The third measure that I welcome is the proposed duty on Ministers to ensure that, where appropriate, all new regulations affecting business will contain a statutory review provision on a five-year cycle to ensure that regulations remain effective and necessary and that businesses are not subject to unnecessary burdens. I recall that it was a continuing concern of the Better Regulation Commission that too little legislation and too few regulations were subject to post-implementation scrutiny and the benefits that can arise from such a process. The causes of better regulation and good government are both well served through regular reviews that assess the extent to which the original objectives of regulations have been achieved, and if not, why not; and whether those objectives remain appropriate, and, if so, whether they could be achieved in a less burdensome way.

This proposal is especially welcome in the context of the Deregulation Bill, which is currently before the House.
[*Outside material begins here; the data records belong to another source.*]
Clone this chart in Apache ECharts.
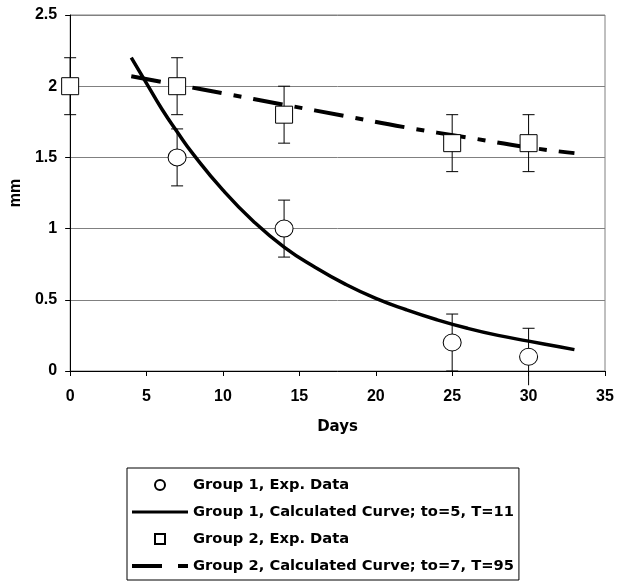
<!DOCTYPE html>
<html>
<head>
<meta charset="utf-8">
<script src="https://cdn.jsdelivr.net/npm/echarts@6/dist/echarts.min.js"></script>
<style>
  html, body { margin: 0; padding: 0; background: #fff; }
  #main { width: 618px; height: 583px; }
</style>
</head>
<body>
<div id="main"></div>
<script>
// 数据
var g1Days = [7, 14, 25, 30];
var g1Vals = [1.5, 1.0, 0.2, 0.1];
var g1Err  = [0.2, 0.2, 0.2, 0.2];

var g2Days = [0, 7, 14, 25, 30];
var g2Vals = [2.0, 2.0, 1.8, 1.6, 1.6];
var g2Err  = [0.2, 0.2, 0.2, 0.2, 0.2];

// calculated curves, points
var curve1X = [4, 5, 6, 7, 8, 10, 12, 14, 16, 18, 20, 22, 24, 26, 28, 30, 32, 33];
var curve1Y = [2.2, 2.02, 1.84, 1.68, 1.53, 1.27, 1.05, 0.87, 0.73, 0.61, 0.51, 0.43, 0.36, 0.30, 0.25, 0.21, 0.17, 0.15];
var curve2X = [4, 7, 10, 14, 18, 22, 26, 30, 33];
var curve2Y = [2.07, 2.01, 1.95, 1.87, 1.79, 1.71, 1.64, 1.57, 1.53];

var xTicks = [0, 35, 5];     // min, max, interval
var yTicks = [0, 2.5, 0.5];

var legendNames = [
  'Group 1, Exp. Data',
  'Group 1, Calculated Curve; to=5, T=11',
  'Group 2, Exp. Data',
  'Group 2, Calculated Curve; to=7, T=95'
];

function pairs(xs, ys){
  var out = [];
  for (var i = 0; i < xs.length; i++) out.push([xs[i], ys[i]]);
  return out;
}
function errData(xs, ys, es){
  var out = [];
  for (var i = 0; i < xs.length; i++) out.push([xs[i], ys[i] - es[i], ys[i] + es[i]]);
  return out;
}

// 误差线
function renderErr(params, api){
  var x = api.value(0);
  var lo = api.coord([x, api.value(1)]);
  var hi = api.coord([x, api.value(2)]);
  var cap = 6;
  var kids = [
    {type: 'line', shape: {x1: hi[0], y1: hi[1], x2: lo[0], y2: lo[1]}, style: {stroke: '#000', lineWidth: 1}},
    {type: 'line', shape: {x1: hi[0] - cap, y1: hi[1], x2: hi[0] + cap, y2: hi[1]}, style: {stroke: '#000', lineWidth: 1}}
  ];
  if (api.value(1) >= 0) {
    kids.push({type: 'line', shape: {x1: lo[0] - cap, y1: lo[1], x2: lo[0] + cap, y2: lo[1]}, style: {stroke: '#000', lineWidth: 1}});
  }
  return {type: 'group', children: kids};
}

var font = 'Liberation Sans, Arial, sans-serif';
var wideFont = 'DejaVu Sans, Liberation Sans, sans-serif';
var myChart = echarts.init(document.getElementById('main'));

var option = {
  animation: false,
  backgroundColor: '#fff',
  textStyle: {fontFamily: font},
  grid: {
    left: 70, right: 13, top: 15, bottom: 212,
    show: true, borderColor: '#808080', borderWidth: 1
  },
  legend: {
    data: [
      {name: legendNames[0], icon: 'circle'},
      {name: legendNames[1], icon: 'path://M0,0h56v3h-56z', itemStyle: {color: '#000', borderWidth: 0}},
      {name: legendNames[2], icon: 'path://M0,0h10v10h-10z'},
      {name: legendNames[3], icon: 'path://M0,0h30v4h-30zM46,0h10v4h-10z', itemStyle: {color: '#000', borderWidth: 0}}
    ],
    orient: 'vertical',
    left: 127, top: 468,
    itemWidth: 56, itemHeight: 10, itemGap: 9,
    padding: [8, 5, 5, 5],
    borderColor: '#000', borderWidth: 1, borderRadius: 0,
    textStyle: {fontFamily: wideFont, fontWeight: 'bold', fontSize: 14.7, lineHeight: 18, color: '#000'},
    selectedMode: false
  },
  xAxis: {
    type: 'value',
    min: xTicks[0], max: xTicks[1], interval: xTicks[2],
    name: 'Days', nameLocation: 'middle', nameGap: 49,
    nameTextStyle: {fontFamily: wideFont, fontWeight: 'bold', fontSize: 15, color: '#000'},
    axisLine: {show: true, onZero: false, lineStyle: {color: '#000', width: 1}},
    axisTick: {show: true, length: 5, lineStyle: {color: '#000'}},
    axisLabel: {margin: 18, color: '#000', fontWeight: 'bold', fontSize: 16, fontFamily: font},
    splitLine: {show: false}
  },
  yAxis: {
    type: 'value',
    min: yTicks[0], max: yTicks[1], interval: yTicks[2],
    name: 'mm', nameLocation: 'middle', nameGap: 45,
    nameTextStyle: {fontFamily: font, fontWeight: 'bold', fontSize: 16, color: '#000'},
    axisLine: {show: true, lineStyle: {color: '#000', width: 1}},
    axisTick: {show: true, length: 5, lineStyle: {color: '#000'}},
    axisLabel: {margin: 13, color: '#000', fontWeight: 'bold', fontSize: 16, fontFamily: font},
    splitLine: {show: true, lineStyle: {color: '#808080', width: 1}}
  },
  series: [
    {
      name: 'err1', type: 'custom', renderItem: renderErr, clip: false, z: 2,
      data: errData(g1Days, g1Vals, g1Err), silent: true
    },
    {
      name: 'err2', type: 'custom', renderItem: renderErr, clip: false, z: 2,
      data: errData(g2Days, g2Vals, g2Err), silent: true
    },
    {
      name: legendNames[1], type: 'line', data: pairs(curve1X, curve1Y),
      symbol: 'none', smooth: true, z: 3,
      lineStyle: {color: '#000', width: 3.5}, itemStyle: {color: '#000'}
    },
    {
      name: legendNames[3], type: 'line', data: pairs(curve2X, curve2Y),
      symbol: 'none', smooth: true, z: 3,
      lineStyle: {color: '#000', width: 4, type: [30, 12, 8, 12]}, itemStyle: {color: '#000'}
    },
    {
      name: legendNames[0], type: 'scatter', data: pairs(g1Days, g1Vals),
      symbol: 'circle', symbolSize: [18, 17], z: 4,
      itemStyle: {color: '#fff', borderColor: '#000', borderWidth: 1, opacity: 1}
    },
    {
      name: legendNames[2], type: 'scatter', data: pairs(g2Days, g2Vals),
      symbol: 'rect', symbolSize: 17, z: 4,
      itemStyle: {color: '#fff', borderColor: '#000', borderWidth: 1, opacity: 1}
    }
  ]
};

myChart.setOption(option);
</script>
</body>
</html>
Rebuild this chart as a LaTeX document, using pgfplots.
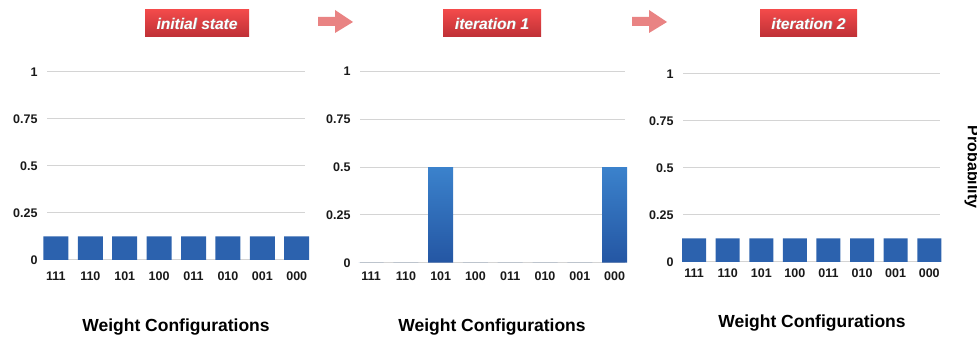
\documentclass[border=0pt]{standalone}
\usepackage{pgfplots}
\pgfplotsset{compat=1.18}
\usepackage{fontspec}
\setmainfont{Liberation Sans}
\definecolor{barblue}{HTML}{2C62AE}
\definecolor{bartop}{HTML}{3B82CC}
\definecolor{barbot}{HTML}{2456A3}
\definecolor{boxtop}{HTML}{F24A4A}
\definecolor{boxbot}{HTML}{BE3036}
\definecolor{arrowpink}{HTML}{E98383}
\definecolor{gridgray}{HTML}{D4D4D4}
\pgfplotsset{panel/.style={
  scale only axis, anchor=south west, clip=false,
  ymin=0, ymax=1,
  ytick={0,0.25,0.5,0.75,1}, yticklabels={0,0.25,0.5,0.75,1},
  xtick={0,...,7}, xticklabels={111,110,101,100,011,010,001,000},
  ymajorgrids, grid style={draw=gridgray, line width=1pt},
  axis line style={draw=none}, major tick length=0pt,
  ticklabel style={font=\bfseries\fontsize{12.5}{14}\selectfont, text=black!90},
  yticklabel style={xshift=-6pt},
  ybar, bar width=25pt,
}}
\pgfplotstableread{
x p
0 0.125
1 0.125
2 0.125
3 0.125
4 0.125
5 0.125
6 0.125
7 0.125
}\initialstate
\pgfplotstableread{
x p
0 0
1 0
2 0.5
3 0
4 0
5 0
6 0
7 0.5
}\iterone
\pgfplotstableread{
x p
0 0.125
1 0.125
2 0.125
3 0.125
4 0.125
5 0.125
6 0.125
7 0.125
}\itertwo
\begin{document}
\begin{tikzpicture}[x=1pt,y=1pt]
\path[use as bounding box] (0,0) rectangle (977,337);
% panel 1
\begin{axis}[panel, at={(47pt,77pt)}, width=258pt, height=188pt, xmin=-0.26, xmax=7.24,
  xticklabel style={yshift=-8pt}]
\addplot[draw=none, fill=barblue] table[x=x,y=p] {\initialstate};
\end{axis}
% panel 2
\begin{axis}[panel, at={(360pt,74.3pt)}, width=265pt, height=191pt, xmin=-0.32, xmax=7.3,
  xticklabel style={yshift=-5.5pt}]
\addplot[draw=none, top color=bartop, bottom color=barbot] table[x=x,y=p] {\iterone};
\end{axis}
% panel 3
\begin{axis}[panel, at={(683pt,75pt)}, width=257pt, height=188pt, xmin=-0.33, xmax=7.32,
  bar width=24pt, xticklabel style={yshift=-3pt}]
\addplot[draw=none, fill=barblue] table[x=x,y=p] {\itertwo};
\end{axis}
% x labels
\node[font=\bfseries\fontsize{17.5}{20}\selectfont] at (176,10) {Weight Configurations};
\node[font=\bfseries\fontsize{17.5}{20}\selectfont] at (492,10) {Weight Configurations};
\node[font=\bfseries\fontsize{17.5}{20}\selectfont] at (812,14) {Weight Configurations};
% y label (cut at right edge)
\node[font=\bfseries\fontsize{16}{18}\selectfont, rotate=-90] at (972,170) {Probability};
% title boxes
\foreach \xa/\xb/\t in {145/249/initial state, 443/541/iteration 1, 760/857/iteration 2}{
  \shade[top color=boxtop, bottom color=boxbot] (\xa,300) rectangle (\xb,327);
  \node[font=\bfseries\itshape\fontsize{15.5}{18}\selectfont, text=black!40] at ({(\xa+\xb)/2+0.6},312.9) {\t};
  \node[font=\bfseries\itshape\fontsize{15.5}{18}\selectfont, text=white] at ({(\xa+\xb)/2},313.5) {\t};
}
% arrows
\foreach \xo in {318, 632}{
  \fill[arrowpink] (\xo,320) -- (\xo+17,320) -- (\xo+17,327) -- (\xo+35,315) -- (\xo+17,304) -- (\xo+17,311) -- (\xo,311) -- cycle;
}
\end{tikzpicture}
\end{document}
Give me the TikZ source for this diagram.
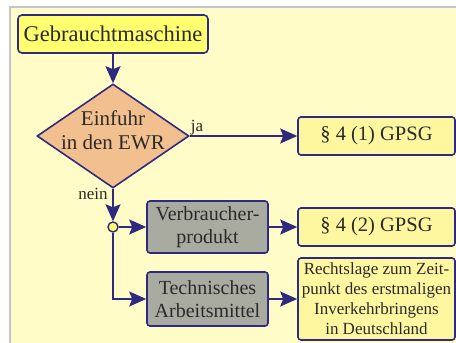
\documentclass[tikz,border=0pt]{standalone}
\usepackage{fontspec}
\setmainfont{Liberation Serif}
\usetikzlibrary{shapes.geometric,arrows.meta}
\definecolor{bgyel}{HTML}{FFFCC8}
\definecolor{navy}{HTML}{2E2A80}
\definecolor{hiyel}{HTML}{FFFF70}
\definecolor{paleyel}{HTML}{FFF7A0}
\definecolor{orng}{HTML}{F2C08E}
\definecolor{grbox}{HTML}{A9ABA0}
\definecolor{txt}{HTML}{2A2A2A}
\definecolor{frame}{HTML}{C4C4CC}
\tikzset{
  box/.style={draw=navy, line width=1.6pt, rounded corners=3pt, inner sep=0pt, align=center, text=txt},
  startbox/.style={box, fill=hiyel, rounded corners=4pt, font=\fontsize{22.5}{26}\selectfont},
  lawbox/.style={box, fill=paleyel, font=\fontsize{20.5}{24}\selectfont},
  graybox/.style={box, fill=grbox, font=\fontsize{20}{23}\selectfont},
  decision/.style={diamond, draw=navy, line width=1.6pt, fill=orng, inner sep=0pt},
  conn/.style={draw=navy, line width=1.8pt, -{Stealth[length=17pt,width=15pt,inset=3pt]}},
  lbl/.style={text=txt, font=\fontsize{17}{20}\selectfont, inner sep=0pt}
}
\begin{document}
\begin{tikzpicture}[x=1pt,y=-1pt]
\useasboundingbox (0,0) rectangle (456,343);
\clip (0,0) rectangle (456,343);
\fill[white] (0,0) rectangle (456,343);
\draw[frame, line width=2pt, fill=bgyel] (10,7) rectangle (470,360);

\node[startbox, minimum width=190pt, minimum height=38pt] (start) at (113,34) {Gebrauchtmaschine};
\node[decision, minimum width=152pt, minimum height=104pt] (dec) at (113,136) {};
\node[text=txt, align=center, inner sep=0pt, font=\fontsize{21}{24}\selectfont] (dectext) at (113,130) {Einfuhr\\in den EWR};
\node[lawbox, minimum width=157pt, minimum height=38pt] (p41) at (376.5,136) {\S\ 4 (1) GPSG};
\node[circle, draw=navy, line width=1.4pt, fill=hiyel, minimum size=10pt, inner sep=0pt] (circ) at (113,227) {};
\node[graybox, minimum width=121pt, minimum height=52pt] (vp) at (207.5,227) {Verbraucher-\\produkt};
\node[graybox, minimum width=121pt, minimum height=54pt] (ta) at (207.5,299) {Technisches\\Arbeitsmittel};
\node[lawbox, minimum width=157pt, minimum height=38pt] (p42) at (376.5,227) {\S\ 4 (2) GPSG};
\node[box, fill=paleyel, minimum width=157pt, minimum height=82pt, font=\fontsize{17}{20}\selectfont] (rl) at (376.5,299) {Rechtslage zum Zeit-\\punkt des erstmaligen\\Inverkehrbringens\\in Deutschland};

\node[lbl, anchor=base] (ja) at (197,131) {ja};
\node[lbl, anchor=base] (nein) at (93,199) {nein};

\draw[conn] (start.south) -- (dec.north);
\draw[conn] (dec.east) -- (p41.west);
\draw[conn] (dec.south) -- (circ.north);
\draw[conn] (circ.east) -- (vp.west);
\draw[conn] (circ.south) |- (ta.west);
\draw[conn] (vp.east) -- (p42.west);
\draw[conn] (ta.east) -- (rl.west);
\end{tikzpicture}
\end{document}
Two important lessons arise from the Deregulation Bill. The first is that seeking to retrofit better regulation and deregulatory principles to the stock of existing legislation where there are no built-in reviews is a much more difficult and time-consuming proposition than seeking to improve the flow of new legislation where one can embed such principles at the start. The second lesson is illustrated by the sprawling nature of the Deregulation Bill, which shows just how widespread and inherent the need is to be able to revisit regulations and revise them as and when necessary. All legislation and all regulations, however well intended, intelligently designed and shrewdly enacted at the outset, have the propensity over time to become the cause of inefficiencies, anomalies and other consequences that were never originally intended or anticipated.

Relying on the occasional so-called portmanteau Bill to address regulations that are no longer fit for purpose, as is the case with the current Deregulation Bill, is an inefficient way in which to tackle an inevitable problem. However, embedding a rolling statutory review provision on a five-year cycle, as is proposed in this Bill for new regulations, is altogether a smarter, more intelligent and more efficient approach to updating and correcting regulatory inadequacies.

For a similar reason, the final measure I shall briefly touch on is the intention to create statutory definitions of small and micro-businesses so that, where appropriate, those two crucial sectors can be exempted from regulations that are judged to be disproportionately burdensome. Ensuring that all new regulations affecting business are not only reviewed regularly, but that small and micro-businesses in appropriate circumstances can also be exempted, has to make sense. I look forward to seeing this Bill have a successful passage through this House.